Gerçek şu ki günümüz insanlığı her zamankinden daha büyük bir tecavüz tehdidi ile karşı karşıya. Çokça özgürlük kabul edilen, nimetlerinden faydalanmak için herkesin ululaştırdığı kapitalist toplum gerçeği tecavüzü daha derinden ve daha yaygın yaşıyor. Hem kültürüyle ve hem de eylem olarak cinsel tecavüzle daha fazla karşılaşıyoruz. Neden eğer kapitalizm özgürlükse, ilericilikse neden bunca tecavüz. Çünkü iktidar kapitalizmde kümülatif birikimini sağladığı oranda tecavüz kültürünü de biriktirmiştir. Bunu yapmak için de ahlaki topluma karşı büyük bir mücadele verdi kapitalizm. Direnenleri yok ederek toplumsallığı parçaladı. Kapitalizm filizlendiği zaman cadı denen direnen kadınların yakıldığı sürece denk gelir. Cadılık denen aslında direnen ve teslim alınamamış dişil değerlerdir. Dişil geleneğe tutunmuş toplumsallığın parçalarıdır kadınlar. Toplum bir tehditle yüz yüze bırakılarak cadı avları başlatıldı hepsi yakıldı. Cadılar yakılınca yerine geçen ne oldu: fuhuş. Avrupa’da genel evler cadıların yakılmasından sonra başladı. Kapitalizmin yükseldiği Avrupa kentlerinde bir de genelevler yükseltiliyordu. Direnen kadının yerine alınıp satılan kadın yerleştirildi. Fuhuş, tecavüzün inceltilmiş başka bir biçimidir aslında. Kadın cinselliğinin nesneleştirilerek, ahlaki politik toplumu yok etme temelinde kullanılması egemenlerin temel amaçlarıdır. Her ikisinde de öteki vardır. Kullanan vardır kullanılan vardır.
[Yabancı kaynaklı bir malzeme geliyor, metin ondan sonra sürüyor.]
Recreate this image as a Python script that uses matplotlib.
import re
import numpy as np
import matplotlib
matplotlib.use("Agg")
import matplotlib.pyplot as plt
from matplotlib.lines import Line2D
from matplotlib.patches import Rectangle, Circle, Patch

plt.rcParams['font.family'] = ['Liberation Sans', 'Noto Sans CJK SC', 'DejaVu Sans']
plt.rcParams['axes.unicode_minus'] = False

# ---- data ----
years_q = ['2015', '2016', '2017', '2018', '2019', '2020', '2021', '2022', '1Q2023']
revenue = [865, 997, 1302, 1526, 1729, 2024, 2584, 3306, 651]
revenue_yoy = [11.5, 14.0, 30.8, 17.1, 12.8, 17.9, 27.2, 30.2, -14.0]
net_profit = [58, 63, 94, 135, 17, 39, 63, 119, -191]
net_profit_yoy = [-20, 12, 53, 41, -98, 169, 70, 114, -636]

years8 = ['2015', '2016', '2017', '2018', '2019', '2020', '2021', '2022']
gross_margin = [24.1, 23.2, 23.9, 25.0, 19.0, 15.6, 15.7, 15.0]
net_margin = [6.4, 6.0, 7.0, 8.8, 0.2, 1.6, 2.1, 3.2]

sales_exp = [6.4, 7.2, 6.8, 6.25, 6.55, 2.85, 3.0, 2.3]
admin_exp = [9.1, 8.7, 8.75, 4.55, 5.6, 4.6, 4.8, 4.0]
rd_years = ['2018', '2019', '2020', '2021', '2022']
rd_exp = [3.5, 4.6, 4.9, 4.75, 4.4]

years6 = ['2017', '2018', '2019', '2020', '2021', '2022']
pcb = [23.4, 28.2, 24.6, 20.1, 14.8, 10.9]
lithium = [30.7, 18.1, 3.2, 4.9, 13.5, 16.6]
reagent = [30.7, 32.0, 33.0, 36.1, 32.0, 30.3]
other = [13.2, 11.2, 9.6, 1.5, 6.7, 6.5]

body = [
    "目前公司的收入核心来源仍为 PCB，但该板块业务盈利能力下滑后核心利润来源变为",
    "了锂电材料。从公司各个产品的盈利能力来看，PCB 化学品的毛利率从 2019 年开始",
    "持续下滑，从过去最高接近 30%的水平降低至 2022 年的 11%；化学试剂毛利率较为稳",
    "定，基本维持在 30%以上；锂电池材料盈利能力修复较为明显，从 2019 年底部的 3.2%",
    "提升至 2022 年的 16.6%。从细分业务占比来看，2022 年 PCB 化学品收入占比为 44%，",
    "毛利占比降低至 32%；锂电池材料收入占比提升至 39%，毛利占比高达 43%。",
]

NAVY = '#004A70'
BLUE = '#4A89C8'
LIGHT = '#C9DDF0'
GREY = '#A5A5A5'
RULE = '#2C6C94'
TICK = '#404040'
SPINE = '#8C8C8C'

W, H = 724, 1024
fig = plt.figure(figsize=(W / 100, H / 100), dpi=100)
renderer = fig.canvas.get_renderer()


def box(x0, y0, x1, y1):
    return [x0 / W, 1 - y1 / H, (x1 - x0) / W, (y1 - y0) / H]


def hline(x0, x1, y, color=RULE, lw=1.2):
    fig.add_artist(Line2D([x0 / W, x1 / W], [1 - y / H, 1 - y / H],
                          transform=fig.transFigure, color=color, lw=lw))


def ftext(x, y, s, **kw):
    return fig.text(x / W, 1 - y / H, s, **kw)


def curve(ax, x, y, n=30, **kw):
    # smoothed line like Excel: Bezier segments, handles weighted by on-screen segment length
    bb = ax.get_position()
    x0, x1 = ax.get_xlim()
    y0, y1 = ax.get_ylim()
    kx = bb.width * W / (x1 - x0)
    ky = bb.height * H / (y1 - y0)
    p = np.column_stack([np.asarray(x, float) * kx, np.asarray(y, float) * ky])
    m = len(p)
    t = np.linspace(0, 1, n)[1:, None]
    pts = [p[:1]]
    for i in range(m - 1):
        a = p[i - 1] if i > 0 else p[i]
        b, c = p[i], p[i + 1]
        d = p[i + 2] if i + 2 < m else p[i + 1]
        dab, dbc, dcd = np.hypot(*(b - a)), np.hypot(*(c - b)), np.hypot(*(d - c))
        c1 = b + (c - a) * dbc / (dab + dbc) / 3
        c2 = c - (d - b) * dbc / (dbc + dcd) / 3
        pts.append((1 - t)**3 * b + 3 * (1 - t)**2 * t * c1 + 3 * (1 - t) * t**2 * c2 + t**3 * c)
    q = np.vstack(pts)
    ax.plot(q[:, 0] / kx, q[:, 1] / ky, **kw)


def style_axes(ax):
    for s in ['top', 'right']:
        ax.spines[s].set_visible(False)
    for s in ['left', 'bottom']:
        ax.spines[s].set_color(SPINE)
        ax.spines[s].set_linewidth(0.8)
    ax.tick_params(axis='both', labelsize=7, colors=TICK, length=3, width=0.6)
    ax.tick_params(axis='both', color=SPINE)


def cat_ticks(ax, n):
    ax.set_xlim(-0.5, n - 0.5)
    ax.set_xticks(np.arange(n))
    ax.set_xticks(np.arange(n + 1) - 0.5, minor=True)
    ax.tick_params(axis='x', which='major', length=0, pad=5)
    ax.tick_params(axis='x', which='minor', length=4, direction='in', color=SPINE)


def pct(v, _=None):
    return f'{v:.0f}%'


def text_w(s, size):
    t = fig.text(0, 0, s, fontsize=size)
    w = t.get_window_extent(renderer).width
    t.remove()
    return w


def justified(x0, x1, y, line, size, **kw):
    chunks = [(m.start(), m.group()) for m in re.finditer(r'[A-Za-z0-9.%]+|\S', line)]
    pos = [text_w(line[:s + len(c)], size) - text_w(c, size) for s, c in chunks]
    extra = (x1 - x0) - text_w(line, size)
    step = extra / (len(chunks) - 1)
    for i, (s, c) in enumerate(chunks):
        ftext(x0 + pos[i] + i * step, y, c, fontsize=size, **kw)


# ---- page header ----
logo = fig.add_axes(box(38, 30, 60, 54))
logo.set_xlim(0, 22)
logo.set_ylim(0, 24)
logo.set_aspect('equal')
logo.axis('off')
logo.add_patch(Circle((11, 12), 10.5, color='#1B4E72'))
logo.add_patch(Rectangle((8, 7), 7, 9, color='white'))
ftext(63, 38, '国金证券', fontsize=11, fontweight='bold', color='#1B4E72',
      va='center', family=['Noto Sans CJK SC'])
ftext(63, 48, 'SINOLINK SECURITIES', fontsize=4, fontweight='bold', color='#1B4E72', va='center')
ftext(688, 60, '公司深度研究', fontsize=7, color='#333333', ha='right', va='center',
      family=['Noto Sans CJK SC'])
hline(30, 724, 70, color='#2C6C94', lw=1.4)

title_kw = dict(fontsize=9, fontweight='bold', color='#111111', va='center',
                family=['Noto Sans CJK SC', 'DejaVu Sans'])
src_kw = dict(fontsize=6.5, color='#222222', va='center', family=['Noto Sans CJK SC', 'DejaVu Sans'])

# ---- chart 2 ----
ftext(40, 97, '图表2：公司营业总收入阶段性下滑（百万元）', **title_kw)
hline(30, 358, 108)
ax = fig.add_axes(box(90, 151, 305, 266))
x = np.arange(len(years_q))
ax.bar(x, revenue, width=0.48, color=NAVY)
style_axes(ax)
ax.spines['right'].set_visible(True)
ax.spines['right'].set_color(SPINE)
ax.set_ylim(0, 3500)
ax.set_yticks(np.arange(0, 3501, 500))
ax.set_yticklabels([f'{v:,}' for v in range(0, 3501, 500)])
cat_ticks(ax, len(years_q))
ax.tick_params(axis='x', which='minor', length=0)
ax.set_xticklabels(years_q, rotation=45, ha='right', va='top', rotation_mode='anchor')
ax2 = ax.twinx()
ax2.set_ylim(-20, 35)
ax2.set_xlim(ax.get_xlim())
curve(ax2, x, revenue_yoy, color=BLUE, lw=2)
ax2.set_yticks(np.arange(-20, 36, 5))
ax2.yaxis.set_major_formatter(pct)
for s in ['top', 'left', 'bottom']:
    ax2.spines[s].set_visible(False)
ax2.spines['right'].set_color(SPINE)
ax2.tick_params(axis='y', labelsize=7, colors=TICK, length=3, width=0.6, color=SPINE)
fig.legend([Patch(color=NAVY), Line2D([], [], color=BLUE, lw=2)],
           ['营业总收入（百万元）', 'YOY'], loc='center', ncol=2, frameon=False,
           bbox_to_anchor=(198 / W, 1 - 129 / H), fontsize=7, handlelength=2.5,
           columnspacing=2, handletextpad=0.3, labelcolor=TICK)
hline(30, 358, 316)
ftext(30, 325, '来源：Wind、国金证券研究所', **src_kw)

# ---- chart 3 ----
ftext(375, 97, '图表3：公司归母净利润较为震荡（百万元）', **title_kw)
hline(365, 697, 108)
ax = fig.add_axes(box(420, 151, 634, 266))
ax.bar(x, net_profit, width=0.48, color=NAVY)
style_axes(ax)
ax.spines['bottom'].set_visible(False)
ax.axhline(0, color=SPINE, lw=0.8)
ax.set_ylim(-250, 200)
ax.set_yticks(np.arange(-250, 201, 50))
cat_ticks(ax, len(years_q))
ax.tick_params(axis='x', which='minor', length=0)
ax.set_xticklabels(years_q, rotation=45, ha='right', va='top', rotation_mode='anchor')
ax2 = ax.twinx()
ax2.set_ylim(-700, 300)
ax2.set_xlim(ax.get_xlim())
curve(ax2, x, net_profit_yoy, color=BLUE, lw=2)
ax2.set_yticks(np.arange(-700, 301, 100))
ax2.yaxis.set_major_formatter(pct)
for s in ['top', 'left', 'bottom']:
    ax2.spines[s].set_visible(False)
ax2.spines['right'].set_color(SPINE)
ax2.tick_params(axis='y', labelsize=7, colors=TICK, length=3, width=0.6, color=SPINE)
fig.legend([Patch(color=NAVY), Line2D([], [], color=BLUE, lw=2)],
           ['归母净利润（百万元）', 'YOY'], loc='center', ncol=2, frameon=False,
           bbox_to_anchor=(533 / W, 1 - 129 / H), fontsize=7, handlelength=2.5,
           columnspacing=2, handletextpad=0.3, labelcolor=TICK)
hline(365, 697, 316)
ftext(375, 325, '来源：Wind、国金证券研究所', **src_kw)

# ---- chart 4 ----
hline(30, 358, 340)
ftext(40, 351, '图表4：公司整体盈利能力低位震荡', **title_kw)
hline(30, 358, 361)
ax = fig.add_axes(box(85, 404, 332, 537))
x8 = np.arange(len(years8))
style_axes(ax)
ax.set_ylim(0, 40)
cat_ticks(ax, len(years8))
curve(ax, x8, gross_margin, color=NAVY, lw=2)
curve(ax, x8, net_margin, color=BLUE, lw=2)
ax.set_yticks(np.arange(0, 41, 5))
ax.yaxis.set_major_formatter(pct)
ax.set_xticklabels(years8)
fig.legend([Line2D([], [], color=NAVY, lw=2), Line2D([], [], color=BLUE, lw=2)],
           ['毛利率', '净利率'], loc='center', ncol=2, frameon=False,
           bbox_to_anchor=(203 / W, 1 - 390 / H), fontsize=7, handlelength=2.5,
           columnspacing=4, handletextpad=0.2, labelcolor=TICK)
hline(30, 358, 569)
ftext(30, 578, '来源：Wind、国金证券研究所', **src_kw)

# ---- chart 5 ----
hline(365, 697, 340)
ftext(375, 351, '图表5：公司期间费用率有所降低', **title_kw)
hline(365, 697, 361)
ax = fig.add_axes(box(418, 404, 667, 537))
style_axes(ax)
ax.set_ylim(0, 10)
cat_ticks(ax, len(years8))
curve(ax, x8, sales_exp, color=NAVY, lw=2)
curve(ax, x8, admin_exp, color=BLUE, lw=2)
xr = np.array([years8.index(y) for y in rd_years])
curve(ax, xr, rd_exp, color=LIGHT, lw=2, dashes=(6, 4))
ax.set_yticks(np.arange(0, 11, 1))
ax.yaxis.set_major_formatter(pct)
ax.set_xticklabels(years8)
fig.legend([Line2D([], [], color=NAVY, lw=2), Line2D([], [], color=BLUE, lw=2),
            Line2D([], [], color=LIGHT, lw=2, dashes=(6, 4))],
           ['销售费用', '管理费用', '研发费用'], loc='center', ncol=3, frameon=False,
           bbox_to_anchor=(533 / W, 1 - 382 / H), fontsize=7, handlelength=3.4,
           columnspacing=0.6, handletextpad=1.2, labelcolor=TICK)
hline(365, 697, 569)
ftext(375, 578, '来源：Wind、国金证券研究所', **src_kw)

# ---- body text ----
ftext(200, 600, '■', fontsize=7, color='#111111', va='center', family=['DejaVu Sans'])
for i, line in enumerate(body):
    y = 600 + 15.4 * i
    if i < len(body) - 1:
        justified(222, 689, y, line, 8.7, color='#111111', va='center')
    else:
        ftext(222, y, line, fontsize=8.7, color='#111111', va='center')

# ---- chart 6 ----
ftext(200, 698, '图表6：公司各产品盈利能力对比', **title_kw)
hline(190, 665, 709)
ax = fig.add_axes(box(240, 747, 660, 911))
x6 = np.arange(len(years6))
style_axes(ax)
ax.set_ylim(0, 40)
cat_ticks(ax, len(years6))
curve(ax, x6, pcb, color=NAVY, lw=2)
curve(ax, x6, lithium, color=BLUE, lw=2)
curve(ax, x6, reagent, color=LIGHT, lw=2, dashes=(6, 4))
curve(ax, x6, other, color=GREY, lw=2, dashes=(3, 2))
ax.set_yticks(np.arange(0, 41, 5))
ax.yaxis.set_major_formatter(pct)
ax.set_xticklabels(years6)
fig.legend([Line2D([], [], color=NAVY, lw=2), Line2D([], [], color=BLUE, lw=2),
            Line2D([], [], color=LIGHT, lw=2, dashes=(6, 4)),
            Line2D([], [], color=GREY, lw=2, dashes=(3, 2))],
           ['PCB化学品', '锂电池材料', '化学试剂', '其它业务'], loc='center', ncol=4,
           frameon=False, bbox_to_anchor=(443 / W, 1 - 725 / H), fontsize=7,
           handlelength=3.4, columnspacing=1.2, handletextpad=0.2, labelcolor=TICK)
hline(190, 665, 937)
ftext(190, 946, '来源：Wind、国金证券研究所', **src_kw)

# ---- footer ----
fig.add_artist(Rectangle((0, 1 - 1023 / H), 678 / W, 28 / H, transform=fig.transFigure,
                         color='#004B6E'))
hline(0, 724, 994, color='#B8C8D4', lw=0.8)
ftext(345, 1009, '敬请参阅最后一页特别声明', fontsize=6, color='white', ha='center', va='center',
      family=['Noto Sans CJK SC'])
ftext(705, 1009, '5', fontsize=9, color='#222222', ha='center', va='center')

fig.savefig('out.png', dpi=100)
Kapitalizm tüm uygarlıkların yapamadığı şeyi yaptı. Kendini insan zihninde kültürel ve manevi olarak inşa etti. İnsan ütopyasızlık, aşksızlık, maneviyatsızlık ve özgürsüzlük kapanında kendini en özgür insan sanarak sistemin parçası oldu. Sistem insanda insan sistemde tezahür ediyor. Bu nedenle tecavüz bu denli yaygınlaşıyor. Pervari’de 4 yaşındaki bir çocuğa 15 yaşındaki bir çocuk tecavüz ediyor. Manisa’da 60 yaşında bir adam bir buçuk yaşındaki bir çocuğa tecavüz ediyor. Başka hiçbir çağda böylesi düşmüşlük yaşanmadı. Kapitalist çağ Enlil ve Zeus’ların çağı oldu. Sistem kendini devam ettirmek için daha fazla Zeus daha fazla Enlil diyor.
Tecavüzü tüm bu nedenlerden dolayı uygarlık açısından münferit değil ontolojik, olaysal değil kültürel yanları ile ele almak zorundayız. Tecavüz nesneleştirip, köleleştirmekse antisi özgürleşmektir. Özgürleşmek, kadın bedeni ve insan toplumu üzerindeki; tecavüz tehdit ve kültürü ile mücadeleyi zorunlu kılıyor. Uygarlığın ve zirvesi kapitalizmin özü ise buna dayanıyor. Gerçek anlamda bir mücadele için tıpkı tecavüz tehdidinin büyüklüğüne denk bir cesaretle ve radikallikle mücadele gerekiyor. Bu kültüre karşı mücadele ile sadece kadınlar olarak bedenlerimizi değil bu kültürün uygulandığı her şeyi savunmak zorundayız. Uygarlık sistemi dışına çıkarak sistem dışında bir hayat yaratmak zorundayız. Çünkü tecavüzün bir tarihi var. Biz de kendi tarihimizi yazarak bu tarihe karşı koya biliriz.